On May 7,1999, just as gold price threatened to
surge over US$300 per ounce, the British government announced that
the Bank of England, the British central bank, on behalf of the
Exchange Equalisation Account in the British Treasury, would sell 415
tons of gold in a series of public auctions. What motivated the
British government to do that? The British officials offered
unpersuasive explanations of these auctions as an effort to diversify
Britain's international monetary reserve. But British gold reserves
were already low compared to those of other major European countries.
The real reason why both IMF and the British government announced
publicly to sell their gold obviously was that the officials would
just want to do what they could in order to stop the price of gold
from continuing to rise. They did not care about whether the announcement would negatively affect the selling price. They did not care about
how much less proceeds they would receive from the sale at all.




6)In
his complaint, Howe quoted a reliable report he received, this effort
was later described by Edward George, Governor of the Bank of England
and a director of the BIS, to Nicholas Morrell, Chief Executive of
Lonmin Plc :

We
looked into the abyss if the gold price rose further.
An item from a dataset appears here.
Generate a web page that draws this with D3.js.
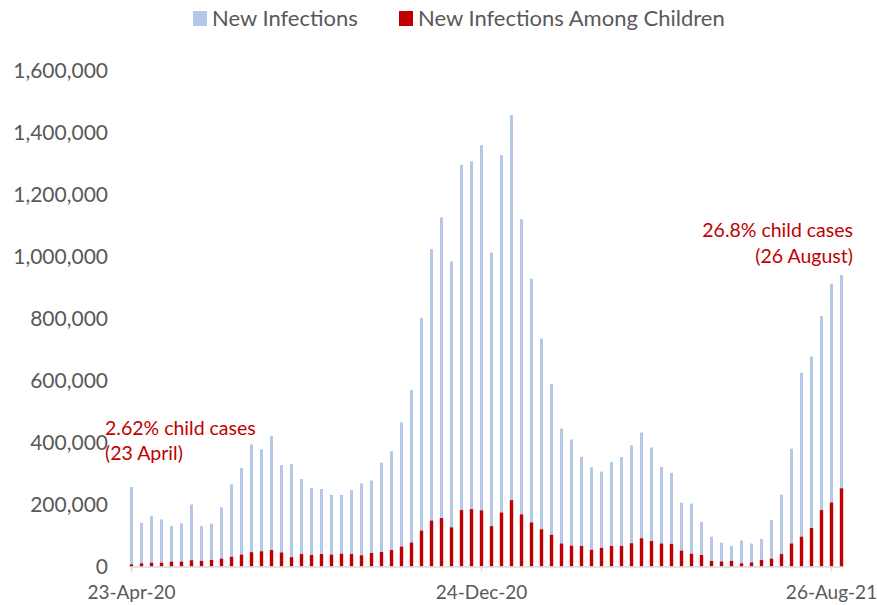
<!DOCTYPE html>
<html>
<head>
<meta charset="utf-8">
<script src="https://cdn.jsdelivr.net/npm/d3@7"></script>
<style>
  html, body { margin: 0; padding: 0; background: #fff; }
  svg { display: block; font-family: Lato, "Open Sans", sans-serif; }
</style>
</head>
<body>
<svg id="chart" width="877" height="605"></svg>
<script>
// Week-ending dates of the weekly reports
const weeks = [
  "23-Apr-20","30-Apr-20","7-May-20","14-May-20","21-May-20","28-May-20",
  "4-Jun-20","11-Jun-20","18-Jun-20","25-Jun-20","2-Jul-20","9-Jul-20",
  "16-Jul-20","23-Jul-20","30-Jul-20","6-Aug-20","13-Aug-20","20-Aug-20",
  "27-Aug-20","3-Sep-20","10-Sep-20","17-Sep-20","24-Sep-20","1-Oct-20",
  "8-Oct-20","15-Oct-20","22-Oct-20","29-Oct-20","5-Nov-20","12-Nov-20",
  "19-Nov-20","26-Nov-20","3-Dec-20","10-Dec-20","17-Dec-20","24-Dec-20",
  "31-Dec-20","7-Jan-21","14-Jan-21","21-Jan-21","28-Jan-21","4-Feb-21",
  "11-Feb-21","18-Feb-21","25-Feb-21","4-Mar-21","11-Mar-21","18-Mar-21",
  "25-Mar-21","1-Apr-21","8-Apr-21","15-Apr-21","22-Apr-21","29-Apr-21",
  "6-May-21","13-May-21","20-May-21","27-May-21","3-Jun-21","10-Jun-21",
  "17-Jun-21","24-Jun-21","1-Jul-21","8-Jul-21","15-Jul-21","22-Jul-21",
  "29-Jul-21","5-Aug-21","12-Aug-21","19-Aug-21","26-Aug-21","2-Sep-21"
];

// New infections, all ages
const newInfections = [
  256000,141000,163000,152000,131000,139000,200000,130000,138000,191000,
  265000,318000,394000,378000,421000,327000,330000,282000,254000,250000,
  231000,231000,247000,268000,277000,335000,372000,465000,569000,802000,
  1024000,1126000,984000,1296000,1307000,1359000,1013000,1327000,1456000,1120000,
  928000,735000,589000,445000,410000,354000,320000,306000,337000,353000,
  391000,432000,384000,321000,302000,206000,203000,144000,96000,77000,
  66000,84000,74000,89000,150000,232000,380000,625000,677000,808000,
  912000,940000
];

// New infections among children
const childInfections = [
  6700,10000,12000,12000,15600,15600,20000,18000,21000,25000,
  31000,38000,46000,49000,53000,45000,30000,40000,37000,40000,
  38000,41000,40000,36000,43500,47000,53000,64000,77000,115600,
  148000,156000,126000,182000,185000,181000,130000,174000,214000,168000,
  142000,120000,102000,74000,67000,66000,54000,60000,66000,66000,
  75000,91000,82000,74000,73000,51000,41000,37000,18000,16000,
  18000,10000,13000,21000,25000,40000,74000,96000,124000,182000,
  206000,252000
];

const yTicks = [0, 200000, 400000, 600000, 800000, 1000000, 1200000, 1400000, 1600000];
const xTickLabels = ["23-Apr-20", "24-Dec-20", "26-Aug-21"];
const seriesNames = ["New Infections", "New Infections Among Children"];
const seriesColors = ["#b4c7e7", "#c00000"];

const svg = d3.select("#chart");
const textGray = "#595959";
const fontStack = "Lato, 'Open Sans', sans-serif";

const x = d3.scaleBand().domain(weeks).range([126.5, 846.5]).padding(0);
const y = d3.scaleLinear().domain([0, 1600000]).range([566.5, 70.5]);
const cx = w => x(w) + x.bandwidth() / 2;

// Y axis labels (no axis line, no gridlines)
const yAxis = d3.axisLeft(y).tickValues(yTicks).tickSize(0).tickPadding(0)
  .tickFormat(d3.format(","));
const gy = svg.append("g").attr("transform", "translate(108,0)").call(yAxis);
gy.select(".domain").remove();
gy.selectAll("text")
  .attr("fill", textGray)
  .style("font-size", "21px")
  .style("font-family", fontStack);

// Bars: totals behind, children in front
const blueW = 3, redW = 3.4;
svg.append("g").selectAll("rect").data(weeks).join("rect")
  .attr("x", (w) => cx(w) - blueW / 2)
  .attr("width", blueW)
  .attr("y", (w, i) => y(newInfections[i]))
  .attr("height", (w, i) => y(0) - y(newInfections[i]))
  .attr("fill", seriesColors[0]);

svg.append("g").selectAll("rect").data(weeks).join("rect")
  .attr("x", (w) => cx(w) - redW / 2)
  .attr("width", redW)
  .attr("y", (w, i) => y(childInfections[i]))
  .attr("height", (w, i) => y(0) - y(childInfections[i]))
  .attr("fill", seriesColors[1]);

// X axis
const xAxis = d3.axisBottom(x).tickValues(xTickLabels).tickSize(5).tickSizeOuter(0).tickPadding(14);
const gx = svg.append("g").attr("transform", `translate(0,${y(0)})`).call(xAxis);
gx.select(".domain").remove();
gx.selectAll(".tick line").attr("stroke", "#d9d9d9").attr("stroke-width", 1.5);
gx.selectAll("text")
  .attr("fill", textGray)
  .style("font-size", "19px")
  .style("font-family", fontStack);
svg.append("line")
  .attr("x1", cx(weeks[0]) - 0.5)
  .attr("x2", cx(weeks[weeks.length - 1]) + 0.5)
  .attr("y1", y(0) + 0.5).attr("y2", y(0) + 0.5)
  .attr("stroke", "#d9d9d9").attr("stroke-width", 1.5);

// Legend
const legend = [
  { name: seriesNames[0], color: seriesColors[0], x: 193 },
  { name: seriesNames[1], color: seriesColors[1], x: 399 }
];
const lg = svg.append("g").selectAll("g").data(legend).join("g")
  .attr("transform", d => `translate(${d.x},0)`);
lg.append("rect").attr("x", 0).attr("y", 11).attr("width", 14).attr("height", 15)
  .attr("fill", d => d.color);
lg.append("text").attr("x", 19).attr("y", 26)
  .attr("fill", textGray).style("font-size", "22px")
  .text(d => d.name);

// Share of child cases at the first and last week
const first = 0, last = weeks.length - 1;
const firstShare = (childInfections[first] / newInfections[first] * 100).toFixed(2);
const lastShare = (childInfections[last] / newInfections[last] * 100).toFixed(1);
const red = seriesColors[1];

const noteL = svg.append("text").attr("fill", red).style("font-size", "19.5px");
noteL.append("tspan").attr("x", 105).attr("y", 435).text(`${firstShare}% child cases`);
noteL.append("tspan").attr("x", 105).attr("y", 460).text("(23 April)");

const noteR = svg.append("text").attr("fill", red).style("font-size", "19.5px")
  .attr("text-anchor", "end");
noteR.append("tspan").attr("x", 853).attr("y", 237).text(`${lastShare}% child cases`);
noteR.append("tspan").attr("x", 853).attr("y", 263).text("(26 August)");
</script>
</body>
</html>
A further
rise would have taken down one or several trading houses, which might
have taken down all the rest in their wake. Therefore at any
price, at any cost, the central banks had to quell the gold price,
manage it. It was very difficult to get the gold price under
control but we have now succeeded. The U.S. Fed was very active in
getting the gold price down so was the U.K. “

 




7)Now
we should realize that gold is a political metal and that the
“fixing“ of the gold price is beyond a lot of people's
imagination. As of today, the price of gold was traded at about
US$950 per ounce. Gold has been in a long-term bull market since
1999, rising year after year in terms of its dollar price, partly
because the central banks have less and less physical gold to dump in
the markets and partly because the strong investment demands have pushed the gold price higher.  In addition, the global productions are down year after year, reducing the supply steadily.